The city of Derby, as well as boroughs in the vicinity of the city such as Amber Valley and Erewash, share a common Derby dialect, which sounds largely similar to other East Midlands cities and counties. In addition, the town of Burton upon Trent, in Staffordshire, has an accent that is more identifiable as an East Midlands accent. This is largely due to the town's location near the borders with Derbyshire and Leicestershire, as well as the A38 providing commuter links to and from the East Midlands.

However, as previously mentioned, many other areas within the boundaries of Derbyshire have accents influenced by neighbouring counties and cities. For example, the dialect of Glossop, Hadfield and Gamesley in the Borough of High Peak is largely similar to the Manchester dialect due to being less than a mile in places from the border with Greater Manchester; while that of the Hope Valley, North East Derbyshire, Chesterfield and Bolsover share commonalities with the South Yorkshire dialect owing to their proximity to Sheffield. In addition, the dialect of Buxton and parts of the Derbyshire Dales echoes that of the nearby areas of Stoke-on-Trent, East Cheshire and the Staffordshire Moorlands.

The dialect of Coalville in Leicestershire is said to resemble that of Derby because many of the Coalville miners came from there. Coalville's name is still almost exclusive pronounced as "Co-ville" by its inhabitants. Neighbouring pit villages such as Whitwick ("Whittick") share the Coalville inflection as a result of the same huge influx of Derbyshire miners.

===Lincolnshire and East Lincolnshire===
Lincolnshire has long been an economically relatively homogeneous, less industrial more heavily agricultural county and is in part naturally separated by the River Trent divorcing its largest market town, Gainsborough, Torksey and the City of Lincoln from Nottinghamshire. East of the Lincolnshire Wolds, in the southern part of the county, the Lincolnshire dialect is closely linked to The Fens and East Anglia where East Anglian English is spoken, and, in the northern areas of the county, the local speech has characteristics in common with the speech of the East Riding of Yorkshire. This is largely due to the fact that the majority of the land area of Lincolnshire was surrounded by sea, the Humber, marshland, and the Wolds; these geographical circumstances permitted little linguistic interference from the East Midlands dialects until the nineteenth century when canal and rail routes penetrated the eastern heartland of the country.

===Nottinghamshire===
Minor variations still endure between Nottinghamshire and Derbyshire. Though all native speakers sound similar, there are noticeable differences between the accents of residents of, for example, Nottingham and Derby, or Mansfield and Bolsover which is pronounced locally as /boʊzə/.
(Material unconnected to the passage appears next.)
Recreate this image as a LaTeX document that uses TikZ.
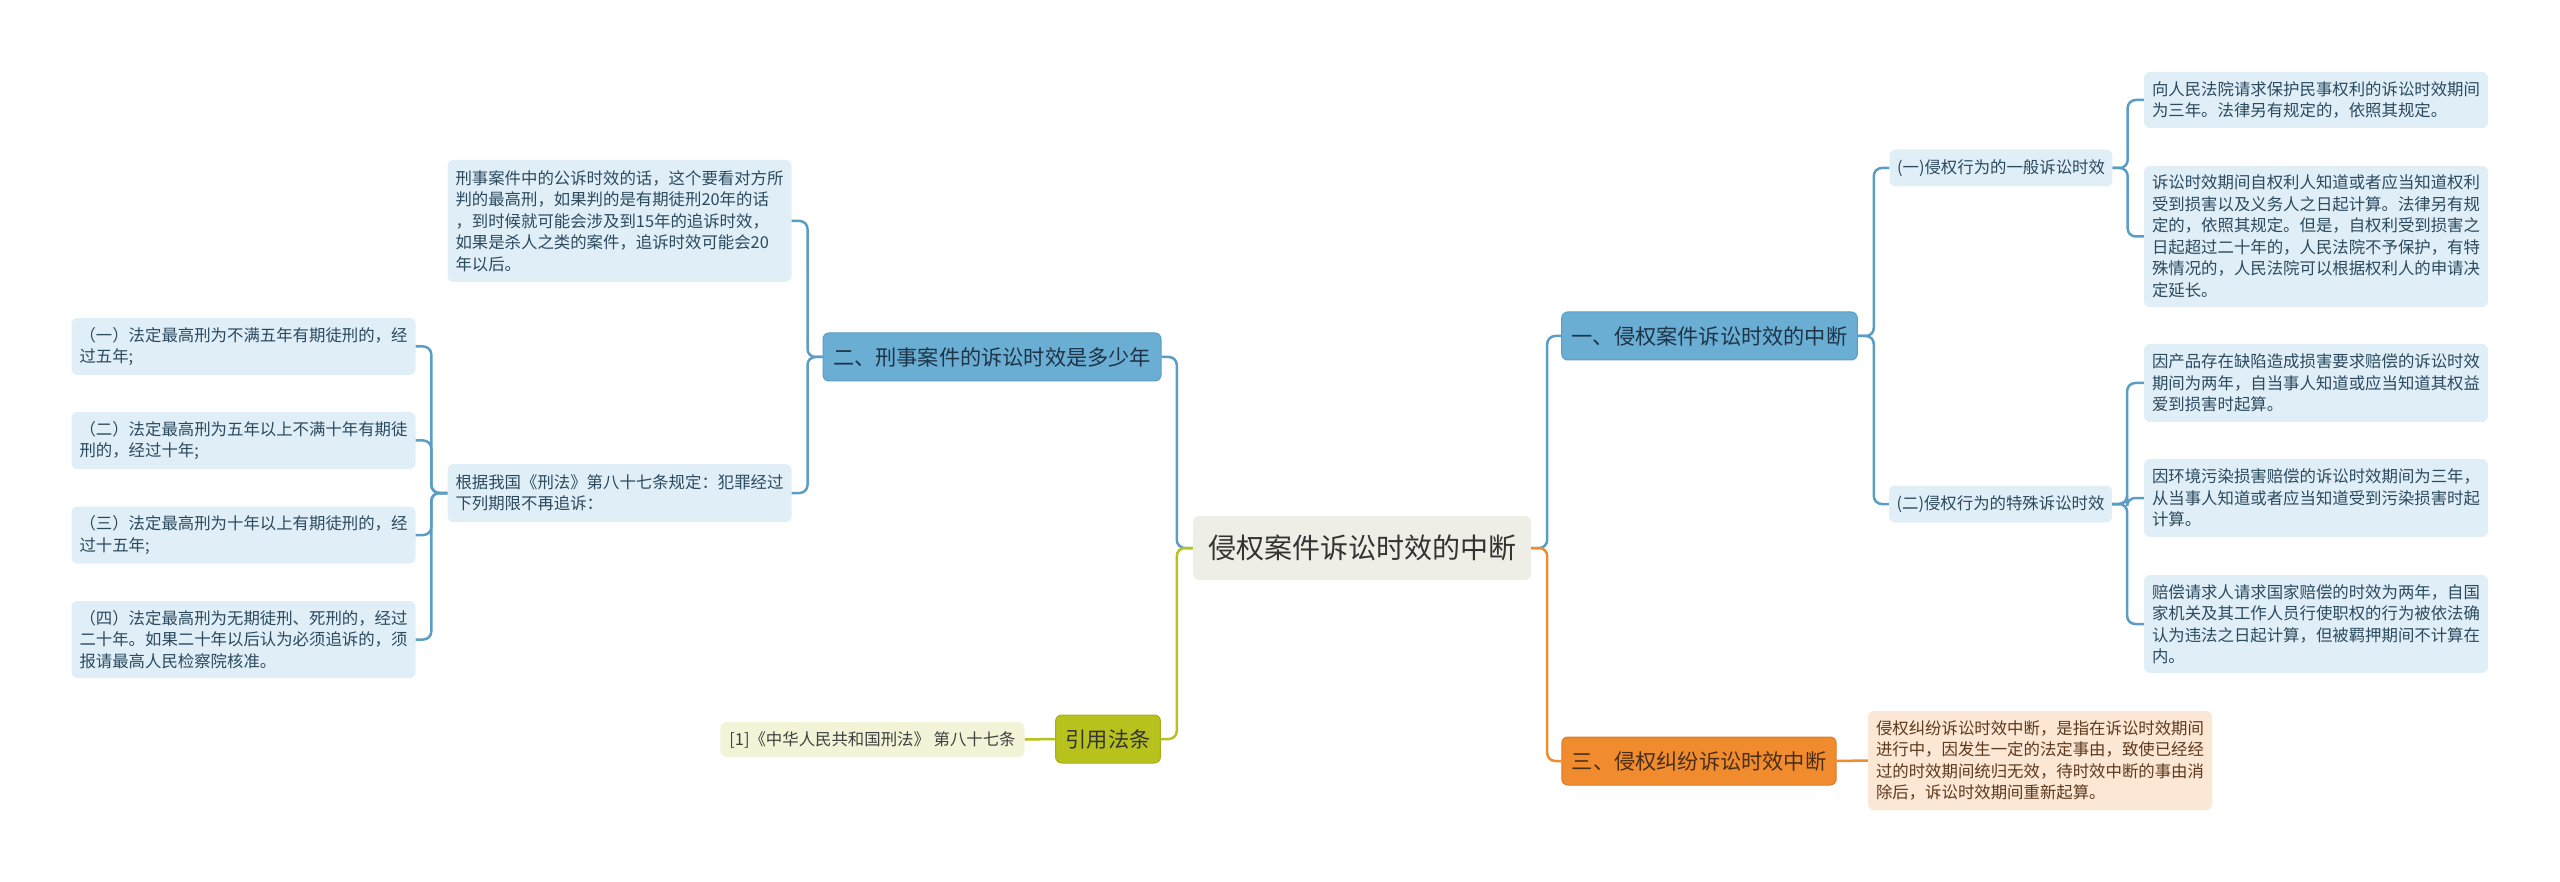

There has been relatively little dialect research in Nottinghamshire; the Survey of English Dialects looked at only four sites. One dialect monograph was by Jeremy Storr on the mining village of Selston in 1977.

==Counties in which East Midlands English is spoken==
- Cambridgeshire (limited usage around Peterborough)
- Derbyshire (limited usage in northern areas, such as High Peak, Chesterfield and Bolsover)
- Leicestershire
- Lincolnshire (except areas within the Yorkshire and the Humber region)
- Nottinghamshire (usage is less frequent in Bassetlaw)
- Northamptonshire
- Rutland
- Staffordshire (limited usage around Burton upon Trent and Uttoxeter)
- Warwickshire (limited usage in the far north of the county, around Atherstone; the accents of nearby Nuneaton and Bedworth also have some features of East Midlands English)

==In popular culture==

The children's writer Helen Cresswell came from Nottingham, lived in Eakring and some of her characters featured on television during the 1970s and 1980s, such as Lizzie Dripping and Polly Flint, have distinct East Midlands accents, otherwise rarely heard in national broadcast media at the time.
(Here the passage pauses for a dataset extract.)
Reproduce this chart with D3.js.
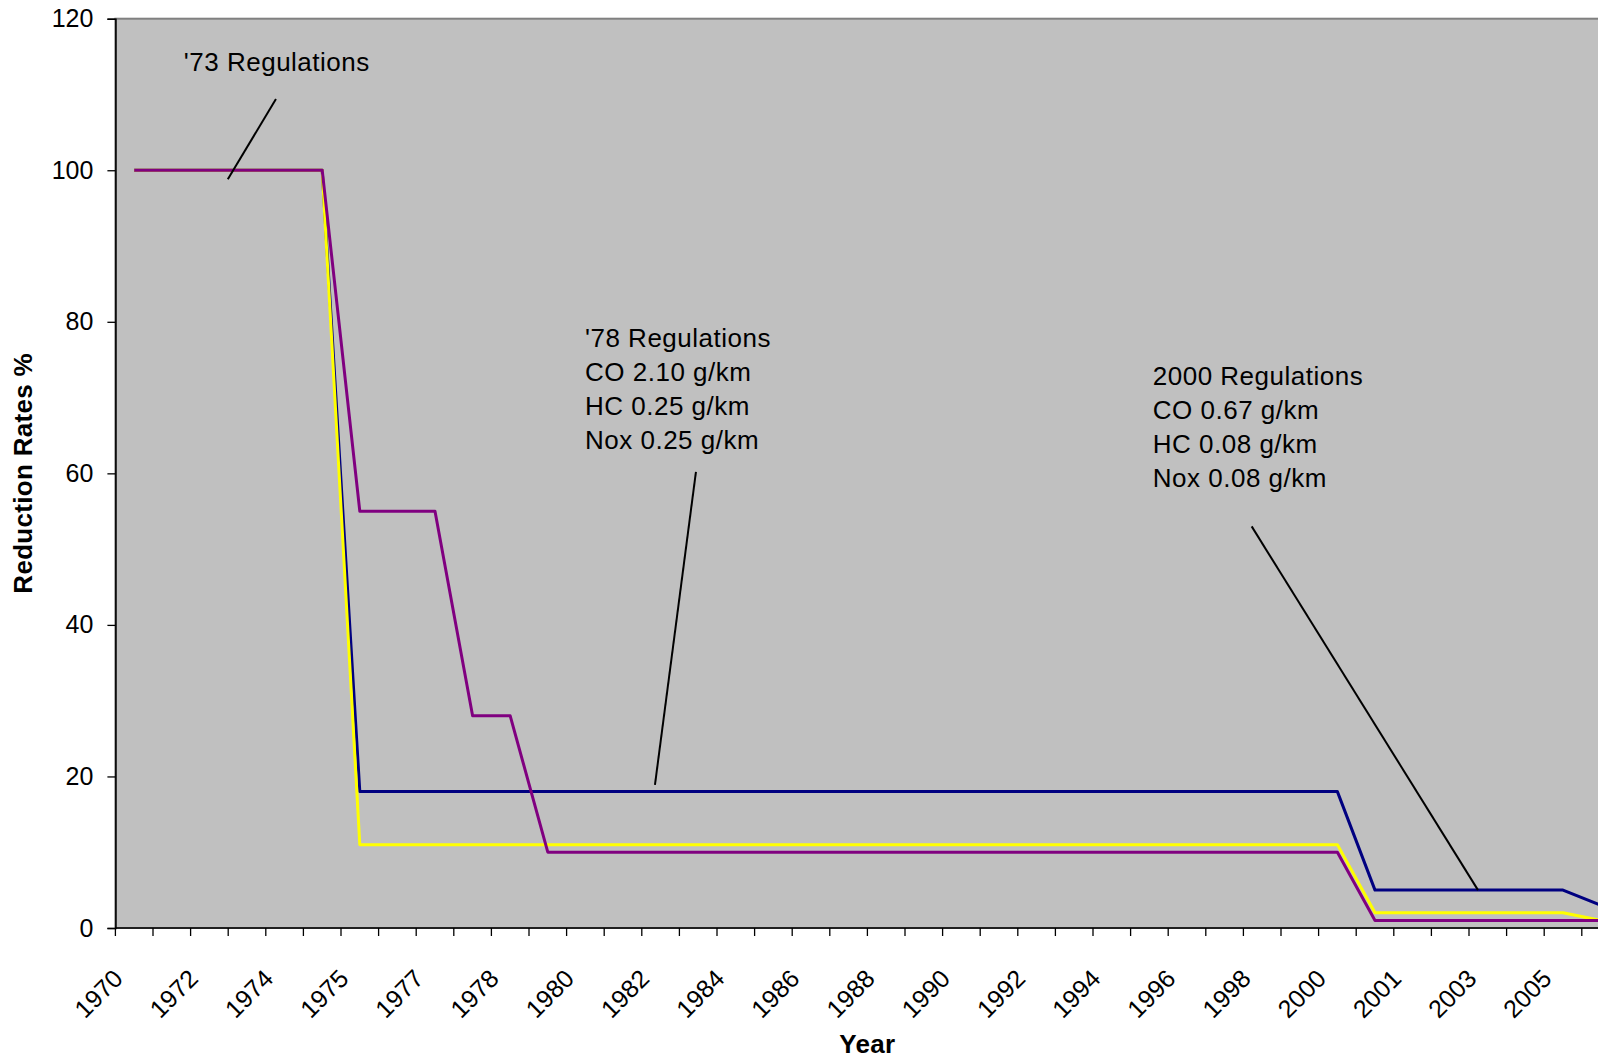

Dennis Skinner, a Labour MP for 49 years, speaks in a Derbyshire dialect and said that he would not alter this for the sake of a political career.

Actor Jack O'Connell has a distinct Derbyshire accent.

The character 'Sylvie' in the Disney+ Marvel series 'Loki', played by Sophia Di Martino, has an East Midlands accent: "Di Martino's desire to represent underserved people led her to use her natural Nottingham accent on 'Loki'.